Lass' es mich so darstellen:
Wenn es bei einem Vertriebler von Apple auf einer offiziellen Pressekonferenz unerwartet in der Tasche klingelt und er holt darauf hin sein privates Android-Handy raus, dann könnte das einen Interessenkonflikt darstellen. Was für ein Auditor wäre ich also, wenn ich meinem eigenen Produkt nicht vertrauen würde? ;-) Spaß bei Seite, auch unsere Produkte werden nach dem 4-Augen Prinzip zusätzlich von externen Auditoren geprüft. Wären unsere Produkte nicht sicher, wären wir schon lange weg vom Markt. Dennoch hast Du im Prinzip Recht, einen Beweis gibt es grundsätzlich nicht. Vielleicht übersehen Entwickler, Auditoren und Fuzzer-Algorithmen einen ganz trivialen Fehler. Sollte ich mich hier also längere Zeit nicht mehr melden, wissen wir ja dann, woran es liegt. ;-)
Das Problem ist auch weniger die Mathematik hinter den Verfahren. Das Problem, das heute akuter denn je ist, liegt doch darin, dass es sehr schwer ist, Kryptographie korrekt und nachweislich sicher zu implementieren. Die aktuellen Sicherheitslücken in kryptographischer Software (goto:fail, GnuTLS) zeigen erstens, dass selbst nach jahrelanger Erfahrung noch einfache Fehler auftreten können.

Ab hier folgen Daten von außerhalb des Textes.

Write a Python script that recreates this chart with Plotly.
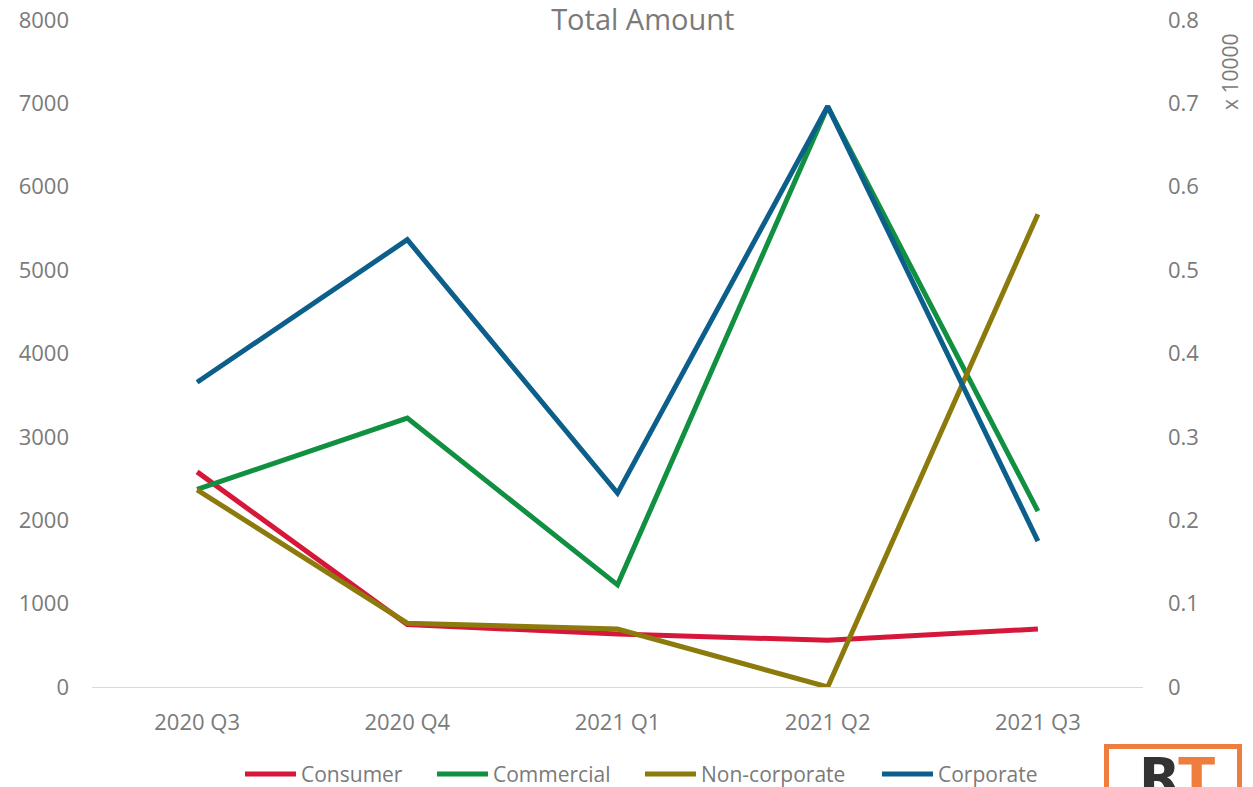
import plotly.graph_objects as go

# Quarterly totals per customer segment
quarters = ["2020 Q3", "2020 Q4", "2021 Q1", "2021 Q2", "2021 Q3"]
consumer = [2580, 750, 635, 560, 695]
commercial = [2370, 3225, 1225, 6960, 2110]
non_corporate = [2365, 765, 695, 0, 5670]
corporate = [3655, 5365, 2325, 6965, 1750]

right_ticks = [0, 0.1, 0.2, 0.3, 0.4, 0.5, 0.6, 0.7, 0.8]

series = [
    ("Consumer", consumer, "#D6173A"),
    ("Commercial", commercial, "#109040"),
    ("Non-corporate", non_corporate, "#8C7A0C"),
    ("Corporate", corporate, "#0D5F8B"),
]

W, H = 1253, 787
ML, MR, MT, MB = 92, 110, 20, 100
PW, PH = W - ML - MR, H - MT - MB


def px(x):
    return (x - ML) / PW


def py(y):
    return (H - MB - y) / PH


FONT = "Open Sans"
GREY = "#7a7a7a"

fig = go.Figure()
for name, vals, color in series:
    fig.add_trace(go.Scatter(
        x=quarters, y=vals, name=name, mode="lines",
        line=dict(color=color, width=5), showlegend=False,
    ))

# Empty companion trace so the right-hand (x 10000) axis is drawn
fig.add_trace(go.Scatter(
    x=quarters, y=[None] * len(quarters), yaxis="y2",
    mode="lines", showlegend=False, hoverinfo="skip",
))

fig.update_layout(
    width=W, height=H,
    margin=dict(l=ML, r=MR, t=MT, b=MB, autoexpand=False),
    paper_bgcolor="white", plot_bgcolor="white",
    font=dict(family=FONT, size=22, color=GREY),
    title=dict(text="Total Amount", x=0.513, xanchor="center", y=0.975, yanchor="middle",
               font=dict(size=29, color=GREY, family=FONT)),
    xaxis=dict(
        type="category", range=[-0.5, len(quarters) - 0.5],
        showgrid=False, zeroline=False,
        showline=True, linecolor="#d9d9d9", linewidth=1,
        ticks="", ticklabelstandoff=16,
        tickfont=dict(size=22, color=GREY),
    ),
    yaxis=dict(
        range=[0, 8000], dtick=1000, showgrid=False, zeroline=False,
        showline=False, ticks="", ticklabelstandoff=22,
        tickfont=dict(size=22, color=GREY),
    ),
    yaxis2=dict(
        range=[0, 0.8], tickvals=right_ticks, ticktext=[f"{v:g}" for v in right_ticks],
        overlaying="y", side="right", showgrid=False, zeroline=False,
        showline=False, ticks="", ticklabelstandoff=24,
        tickfont=dict(size=22, color=GREY),
    ),
    showlegend=False,
)

# Legend: a short thick key line followed by the series name
legend_x = [243, 435, 643, 880]
legend_y = 774
for (name, _, color), lx in zip(series, legend_x):
    fig.add_shape(
        type="line", xref="paper", yref="paper",
        x0=px(lx + 2), x1=px(lx + 53), y0=py(legend_y), y1=py(legend_y),
        line=dict(color=color, width=5),
    )
    fig.add_annotation(
        text=name, xref="paper", yref="paper", x=px(lx + 56), y=py(legend_y),
        xanchor="left", yanchor="middle", showarrow=False,
        font=dict(size=21, color=GREY, family=FONT),
    )

# Scale multiplier label for the right axis
fig.add_annotation(
    text="x 10000", textangle=-90, xref="paper", yref="paper",
    x=px(1230), y=py(72), xanchor="center", yanchor="middle",
    showarrow=False, font=dict(size=21, color=GREY, family=FONT),
)

# Brand mark in the lower-right corner
fig.add_shape(
    type="rect", xref="paper", yref="paper",
    x0=px(1106.5), x1=px(1239.5), y0=py(746.5), y1=py(820),
    line=dict(color="#EF7D3E", width=5), fillcolor="white", layer="above",
)
fig.add_annotation(
    text="<b>R<span style='color:#EF7D3E'>T</span></b>", xref="paper", yref="paper",
    x=px(1137), y=py(744), xanchor="left", yanchor="top", showarrow=False,
    font=dict(size=54, color="#333333", family="DejaVu Sans"),
)

fig.write_html("out.html")
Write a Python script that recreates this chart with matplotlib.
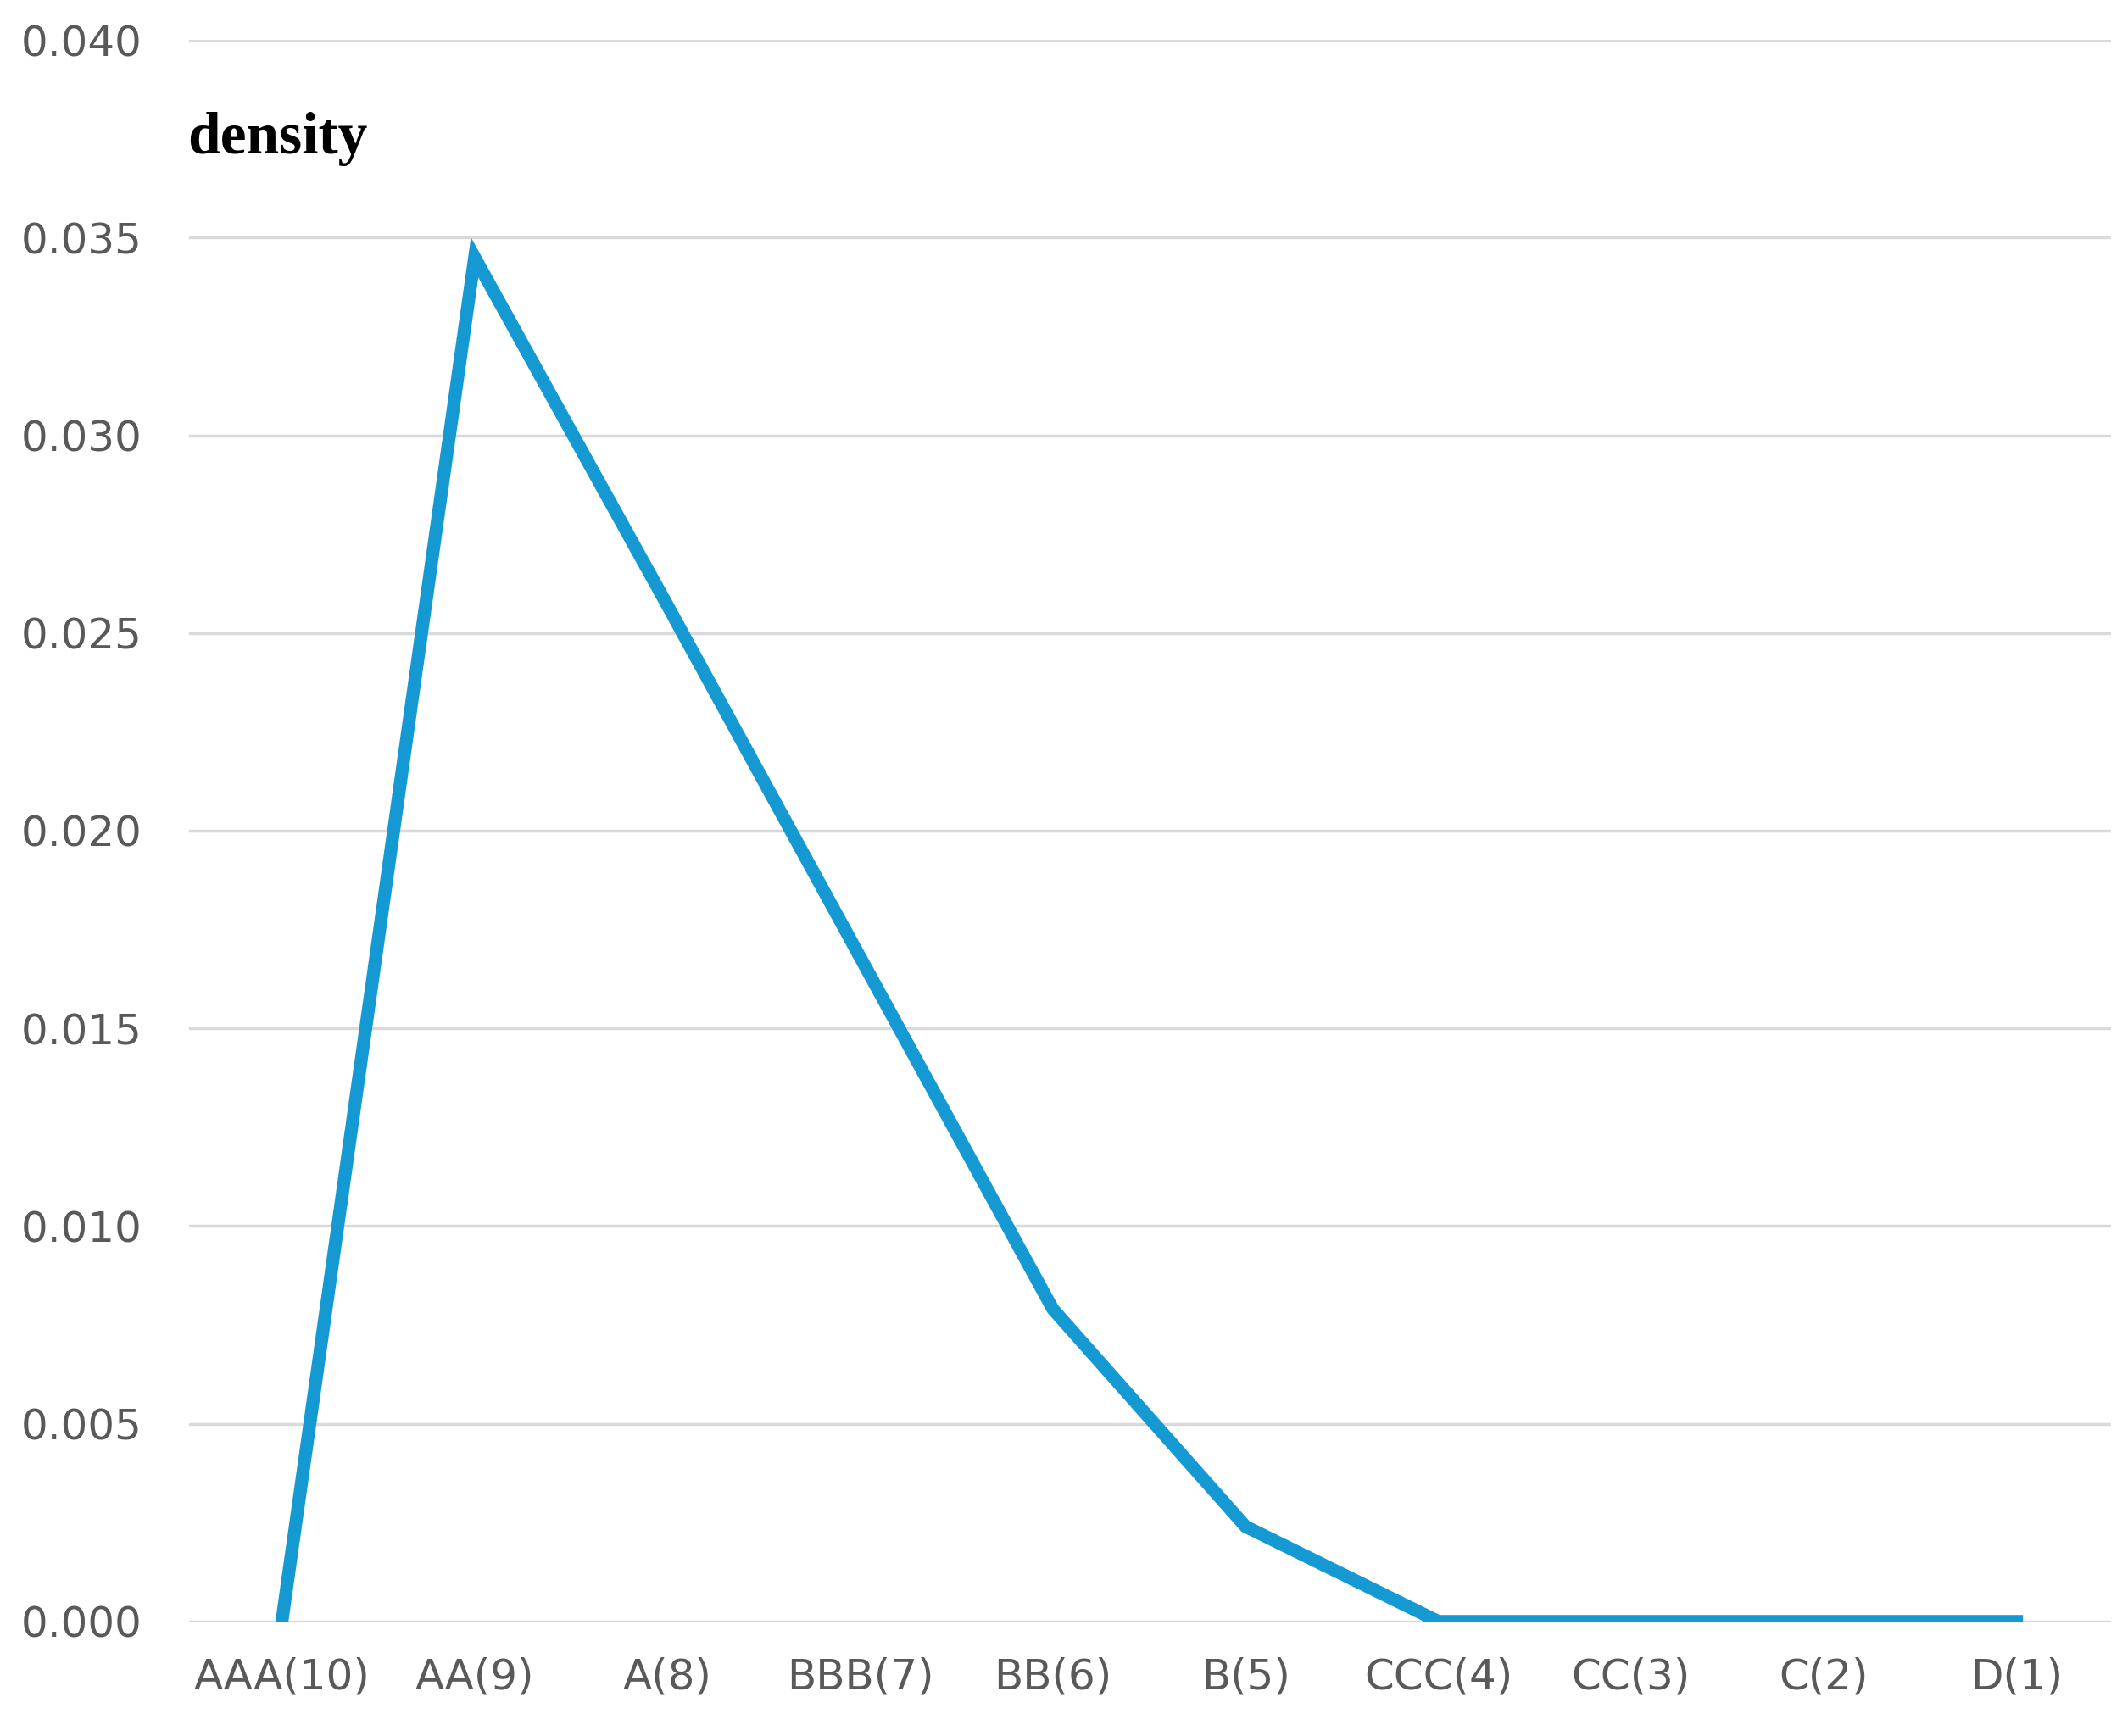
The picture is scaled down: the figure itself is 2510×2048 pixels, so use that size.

Gut, denn hiermit gibst Du selbst zu, dass es keine Garantie in Punkte Sicherheit geben kann und somit jede Frage nach einem Beweis überflüssig ist, egal wie lange ein Produkt am Markt ist. Daher bringt ein mathematischer Beweis oder die formale Definition eines Verschlüsselungsalgorithmus an der Stelle gar nichts. Das Problem ist oft die Implementierung.
Dementsprechend halte ich persönlich nicht viel davon, wenig bis praktisch garnicht eingesetzte Software irgendwo produktiv einzusetzen, da eine Aussage über die Sicherheit der Implementierung von Kryptographie heutzutage schlichtweg nicht zufriedenstellend möglich ist. Von der rechtliche Seite der Haftbarkeit und Maintenance (Stetige Entwicklung z.B. nach PDCA Zyklen , ...) mal völlig abgesehen.
Davon musst Du persönlich nichts halten und auch dies kann ich ohne Probleme akzeptieren. Lass' Dir dennoch hiermit gesagt sein, dass die Praxis ganz anders aussieht als Deine persönliche Wunschvorstellung. Denn leider deckt Standardsoftware sehr oft beim Kunden bei weitem nicht das ab, was der Kunde benötigt, so dass in Deutschland tausende von Consultants (mich eingeschlossen) davon Leben für den Kunden Spezialsoftware zu schreiben, die auf die individuellen Bedürfnisse dieses Kunden zugeschnitten ist und sonst nirgends im Einsatz ist. Das tun wir das ganze Jahr über. Revisionen, allen voraus die BaFin im Bankensektor, haben oftmals Ansprüche, die sich mit Standardsoftware nicht mal annähernd abbilden lässt.
Zu den rechtlichen Aspekten der Haftbarkeit habe ich mich bereits geäußert. In den Verträgen steht, dass die Software nach bestem Wissen und Gewissen entwickelt wurde, keine Hintertüren enthält und, falls dort ein Standard wie AES eingesetzt wurde, wird dieser namentlich erwähnt. Eine Garantie kann und wird niemand abgeben, egal ob eine Einzelperson oder eine Firma mit 10.000 Angestellten.
Qualität und Sicherheitsgrad der Software haben nichts mit Team- oder Firmengröße zu tun, sondern das Können zählt.
Ich fahre mit der Philosophie "Hole Dir lieber eine Hand voll Spezialisten als einen Haufen voll Halbwissenden" seit vielen Jahren sehr gut.